Les Miles Hopes to Have SEC Schedule Changed to Benefit LSU Tigers

Beth Hall, USA TODAY SPORTS

Les Miles, head coach of the LSU Tigers, has made it known over the last couple of weeks that he doesn’t like the current Southeastern Conference football scheduling format. He’s also not in favor of a nine-game SEC slate, which has been a hot topic around the conference since the announcement of the forthcoming SEC Network next August.

Miles does not like the current format where each team plays the six other opponents in their own division, one permanent opponent from the other division and one opponent from the other division that rotates.

The problem that Miles has with the format is that certain teams get a break from that permanent opponent from the other division. Most notably for LSU is that the Alabama Crimson Tide face the Tennessee Volunteers each season in a rivalry that has been played since 1901, including every season since 1944. It just so happens that Tennessee has had some struggles over the past five years, giving Alabama somewhat of a breather in their permanent cross-conference opponent game.

On the other hand, LSU annually faces the Florida Gators from the Eastern Division. Florida has been one of the best teams in the conference, if not the country, in recent years, and Miles doesn’t believe that it’s fair for his team to play a Top-10 team each year, while his division rivals are getting away with playing a team that’s trying to break-even each year.

Miles will take his argument to the SEC’s spring meetings in Destin, Fla., next week.
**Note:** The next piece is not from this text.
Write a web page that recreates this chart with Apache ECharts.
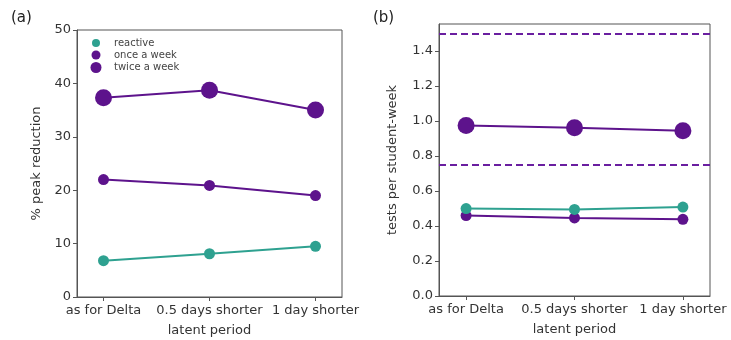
<!DOCTYPE html>
<html><head><meta charset="utf-8">
<script src="https://cdn.jsdelivr.net/npm/echarts@6/dist/echarts.min.js"></script>
<style>html,body{margin:0;padding:0;background:#fff}#c{width:731px;height:340px}</style>
</head><body><div id="c"></div>
<script>
const categories = ['as for Delta', '0.5 days shorter', '1 day shorter'];
const seriesNames = ['reactive', 'once a week', 'twice a week'];
// (a) % peak reduction
const peakReactive = [6.8, 8.1, 9.5];
const peakOnce = [22.0, 20.9, 19.0];
const peakTwice = [37.3, 38.7, 35.0];
// (b) tests per student-week
const testsReactive = [0.499, 0.494, 0.508];
const testsOnce = [0.459, 0.446, 0.438];
const testsTwice = [0.974, 0.961, 0.944];
const refLines = [1.5, 0.75];
const yTicksA = [0, 10, 20, 30, 40, 50];
const yTicksB = [0, 0.2, 0.4, 0.6, 0.8, 1.0, 1.2, 1.4];

const TEAL = '#2ea190';
const PURPLE = '#5d138c';
const FONT = 'DejaVu Sans';
const sizes = [11, 11, 17];
const colors = [TEAL, PURPLE, PURPLE];

function pts(arr) { return arr.map((v, i) => [i, v]); }

function xAxis(gridIndex) {
  return {
    type: 'value', gridIndex, min: -0.25, max: 2.25,
    name: 'latent period', nameLocation: 'middle', nameGap: 27,
    nameTextStyle: { fontFamily: FONT, fontSize: 13, color: '#333' },
    axisLine: { show: true, onZero: false, lineStyle: { color: '#555', width: 1 } },
    axisTick: { show: true, length: 4, customValues: [0, 1, 2], lineStyle: { color: '#555' } },
    axisLabel: { customValues: [0, 1, 2], margin: 7, fontFamily: FONT, fontSize: 13, color: '#333',
      formatter: v => categories[Math.round(v)] },
    splitLine: { show: false }
  };
}
function yAxis(gridIndex, min, max, ticks, name, fmt, gap) {
  return {
    type: 'value', gridIndex, min, max,
    name, nameLocation: 'middle', nameGap: gap,
    nameTextStyle: { fontFamily: FONT, fontSize: 13, color: '#333' },
    axisLine: { show: true, onZero: false, lineStyle: { color: '#555', width: 1 } },
    axisTick: { show: true, length: 4, customValues: ticks, lineStyle: { color: '#555' } },
    axisLabel: { customValues: ticks, margin: 6, fontFamily: FONT, fontSize: 13, color: '#333', formatter: fmt },
    splitLine: { show: false }
  };
}
function line(name, data, idx, k) {
  return {
    type: 'line', name, data: pts(data), xAxisIndex: idx, yAxisIndex: idx,
    symbol: 'circle', symbolSize: sizes[k], z: k === 0 ? 4 : 3,
    itemStyle: { color: colors[k] }, lineStyle: { color: colors[k], width: 2 },
    emphasis: { disabled: true }, animation: false
  };
}
function legend(k, top, sz) {
  return {
    data: [seriesNames[k]], left: 96 - sz / 2, top: top - 6, icon: 'circle',
    itemWidth: sz, itemHeight: sz, itemGap: 0, selectedMode: false,
    textStyle: { fontFamily: FONT, fontSize: 10, color: '#444', padding: [0, 0, 0, 18 - sz / 2 - 5] },
    padding: 0
  };
}

const option = {
  animation: false,
  title: [
    { text: '(a)', left: 6, top: 6, textStyle: { fontFamily: FONT, fontSize: 15, fontWeight: 'normal', color: '#222' } },
    { text: '(b)', left: 368, top: 6, textStyle: { fontFamily: FONT, fontSize: 15, fontWeight: 'normal', color: '#222' } }
  ],
  grid: [
    { left: 77, top: 30, width: 265, height: 267, show: true, borderColor: '#555', borderWidth: 1, containLabel: false, outerBoundsMode: 'none' },
    { left: 439, top: 24, width: 271, height: 272, show: true, borderColor: '#555', borderWidth: 1, containLabel: false, outerBoundsMode: 'none' }
  ],
  xAxis: [xAxis(0), xAxis(1)],
  yAxis: [
    yAxis(0, 0, 50, yTicksA, '% peak reduction', v => String(v), 34),
    yAxis(1, 0, 1.553, yTicksB, 'tests per student-week', v => v.toFixed(1), 40)
  ],
  legend: [legend(0, 44, 8), legend(1, 56, 9), legend(2, 68, 11)],
  series: [
    line(seriesNames[0], peakReactive, 0, 0),
    line(seriesNames[1], peakOnce, 0, 1),
    line(seriesNames[2], peakTwice, 0, 2),
    line(seriesNames[1], testsOnce, 1, 1),
    Object.assign(line(seriesNames[0], testsReactive, 1, 0), {
      markLine: {
        silent: true, symbol: 'none', label: { show: false },
        lineStyle: { color: '#6a1fa0', type: [7, 4], width: 2 },
        data: refLines.map(v => ({ yAxis: v }))
      }
    }),
    line(seriesNames[2], testsTwice, 1, 2)
  ]
};
const chart = echarts.init(document.getElementById('c'), null, { renderer: 'canvas' });
chart.setOption(option);
</script></body></html>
However, not many folks outside of Baton Rouge see this portion of the scheduling changing very soon. Since the SEC split into divisions in 1992 (when the South Carolina Gamecocks and the Arkansas Razorbacks joined the conference), permanent opponents from the opposite division have been in place.

The LSU headman has an uphill battle ahead of him, and it will be tough to convince the powers within the conference to make a change. However, the SEC is about to make a scheduling plan for the next eight years, so Miles has got timing on his side, if a change is indeed to be made.